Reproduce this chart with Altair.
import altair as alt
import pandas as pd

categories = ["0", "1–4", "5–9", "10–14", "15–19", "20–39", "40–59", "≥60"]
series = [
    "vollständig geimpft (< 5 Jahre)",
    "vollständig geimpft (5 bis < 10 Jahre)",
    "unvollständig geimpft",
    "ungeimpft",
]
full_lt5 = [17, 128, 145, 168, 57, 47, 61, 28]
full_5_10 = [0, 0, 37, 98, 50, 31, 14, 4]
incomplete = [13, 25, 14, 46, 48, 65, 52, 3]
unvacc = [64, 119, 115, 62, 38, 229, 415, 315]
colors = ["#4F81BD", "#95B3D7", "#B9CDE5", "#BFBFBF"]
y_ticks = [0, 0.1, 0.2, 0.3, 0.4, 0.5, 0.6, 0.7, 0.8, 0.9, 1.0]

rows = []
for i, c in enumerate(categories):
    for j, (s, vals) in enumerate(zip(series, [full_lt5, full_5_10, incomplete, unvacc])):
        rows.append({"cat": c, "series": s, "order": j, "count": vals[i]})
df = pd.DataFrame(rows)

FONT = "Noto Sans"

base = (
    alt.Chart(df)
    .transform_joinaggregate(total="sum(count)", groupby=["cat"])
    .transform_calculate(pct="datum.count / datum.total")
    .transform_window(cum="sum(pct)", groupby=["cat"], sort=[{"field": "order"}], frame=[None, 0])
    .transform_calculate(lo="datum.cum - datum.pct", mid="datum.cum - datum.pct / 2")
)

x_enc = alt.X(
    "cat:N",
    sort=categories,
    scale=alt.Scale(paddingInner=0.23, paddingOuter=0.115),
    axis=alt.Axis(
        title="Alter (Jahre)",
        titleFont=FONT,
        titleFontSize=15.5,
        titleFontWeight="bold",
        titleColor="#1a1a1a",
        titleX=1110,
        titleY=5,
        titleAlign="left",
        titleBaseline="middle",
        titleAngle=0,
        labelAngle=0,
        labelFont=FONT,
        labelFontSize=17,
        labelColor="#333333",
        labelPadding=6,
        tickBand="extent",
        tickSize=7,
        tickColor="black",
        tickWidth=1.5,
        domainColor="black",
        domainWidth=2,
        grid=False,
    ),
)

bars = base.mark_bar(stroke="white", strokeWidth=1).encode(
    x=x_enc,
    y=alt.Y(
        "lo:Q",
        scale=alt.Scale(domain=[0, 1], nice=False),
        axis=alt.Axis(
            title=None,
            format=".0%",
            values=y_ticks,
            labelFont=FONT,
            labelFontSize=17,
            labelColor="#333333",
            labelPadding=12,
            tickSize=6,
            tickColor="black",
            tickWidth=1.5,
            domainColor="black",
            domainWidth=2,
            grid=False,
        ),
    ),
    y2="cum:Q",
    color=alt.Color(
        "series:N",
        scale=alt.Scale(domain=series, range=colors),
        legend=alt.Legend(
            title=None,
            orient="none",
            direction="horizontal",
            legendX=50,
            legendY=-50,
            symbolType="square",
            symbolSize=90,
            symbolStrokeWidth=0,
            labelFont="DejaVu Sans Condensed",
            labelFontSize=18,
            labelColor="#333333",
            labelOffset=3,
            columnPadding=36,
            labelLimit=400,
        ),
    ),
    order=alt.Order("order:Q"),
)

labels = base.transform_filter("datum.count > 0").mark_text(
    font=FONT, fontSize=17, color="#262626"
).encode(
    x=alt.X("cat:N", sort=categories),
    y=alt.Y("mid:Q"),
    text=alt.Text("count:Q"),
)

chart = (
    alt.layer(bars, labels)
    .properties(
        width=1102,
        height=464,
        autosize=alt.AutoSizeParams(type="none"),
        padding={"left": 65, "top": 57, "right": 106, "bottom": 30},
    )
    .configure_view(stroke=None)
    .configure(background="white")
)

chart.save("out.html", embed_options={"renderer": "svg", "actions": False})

________________________

Task to carry out: Transcribe the entire listing above precisely.

Result:
Reproduce this chart with Altair.
import altair as alt
import pandas as pd

categories = ["0", "1–4", "5–9", "10–14", "15–19", "20–39", "40–59", "≥60"]
series = [
    "vollständig geimpft (< 5 Jahre)",
    "vollständig geimpft (5 bis < 10 Jahre)",
    "unvollständig geimpft",
    "ungeimpft",
]
full_lt5 = [17, 128, 145, 168, 57, 47, 61, 28]
full_5_10 = [0, 0, 37, 98, 50, 31, 14, 4]
incomplete = [13, 25, 14, 46, 48, 65, 52, 3]
unvacc = [64, 119, 115, 62, 38, 229, 415, 315]
colors = ["#4F81BD", "#95B3D7", "#B9CDE5", "#BFBFBF"]
y_ticks = [0, 0.1, 0.2, 0.3, 0.4, 0.5, 0.6, 0.7, 0.8, 0.9, 1.0]

rows = []
for i, c in enumerate(categories):
    for j, (s, vals) in enumerate(zip(series, [full_lt5, full_5_10, incomplete, unvacc])):
        rows.append({"cat": c, "series": s, "order": j, "count": vals[i]})
df = pd.DataFrame(rows)

FONT = "Noto Sans"

base = (
    alt.Chart(df)
    .transform_joinaggregate(total="sum(count)", groupby=["cat"])
    .transform_calculate(pct="datum.count / datum.total")
    .transform_window(cum="sum(pct)", groupby=["cat"], sort=[{"field": "order"}], frame=[None, 0])
    .transform_calculate(lo="datum.cum - datum.pct", mid="datum.cum - datum.pct / 2")
)

x_enc = alt.X(
    "cat:N",
    sort=categories,
    scale=alt.Scale(paddingInner=0.23, paddingOuter=0.115),
    axis=alt.Axis(
        title="Alter (Jahre)",
        titleFont=FONT,
        titleFontSize=15.5,
        titleFontWeight="bold",
        titleColor="#1a1a1a",
        titleX=1110,
        titleY=5,
        titleAlign="left",
        titleBaseline="middle",
        titleAngle=0,
        labelAngle=0,
        labelFont=FONT,
        labelFontSize=17,
        labelColor="#333333",
        labelPadding=6,
        tickBand="extent",
        tickSize=7,
        tickColor="black",
        tickWidth=1.5,
        domainColor="black",
        domainWidth=2,
        grid=False,
    ),
)

bars = base.mark_bar(stroke="white", strokeWidth=1).encode(
    x=x_enc,
    y=alt.Y(
        "lo:Q",
        scale=alt.Scale(domain=[0, 1], nice=False),
        axis=alt.Axis(
            title=None,
            format=".0%",
            values=y_ticks,
            labelFont=FONT,
            labelFontSize=17,
            labelColor="#333333",
            labelPadding=12,
            tickSize=6,
            tickColor="black",
            tickWidth=1.5,
            domainColor="black",
            domainWidth=2,
            grid=False,
        ),
    ),
    y2="cum:Q",
    color=alt.Color(
        "series:N",
        scale=alt.Scale(domain=series, range=colors),
        legend=alt.Legend(
            title=None,
            orient="none",
            direction="horizontal",
            legendX=50,
            legendY=-50,
            symbolType="square",
            symbolSize=90,
            symbolStrokeWidth=0,
            labelFont="DejaVu Sans Condensed",
            labelFontSize=18,
            labelColor="#333333",
            labelOffset=3,
            columnPadding=36,
            labelLimit=400,
        ),
    ),
    order=alt.Order("order:Q"),
)

labels = base.transform_filter("datum.count > 0").mark_text(
    font=FONT, fontSize=17, color="#262626"
).encode(
    x=alt.X("cat:N", sort=categories),
    y=alt.Y("mid:Q"),
    text=alt.Text("count:Q"),
)

chart = (
    alt.layer(bars, labels)
    .properties(
        width=1102,
        height=464,
        autosize=alt.AutoSizeParams(type="none"),
        padding={"left": 65, "top": 57, "right": 106, "bottom": 30},
    )
    .configure_view(stroke=None)
    .configure(background="white")
)

chart.save("out.html", embed_options={"renderer": "svg", "actions": False})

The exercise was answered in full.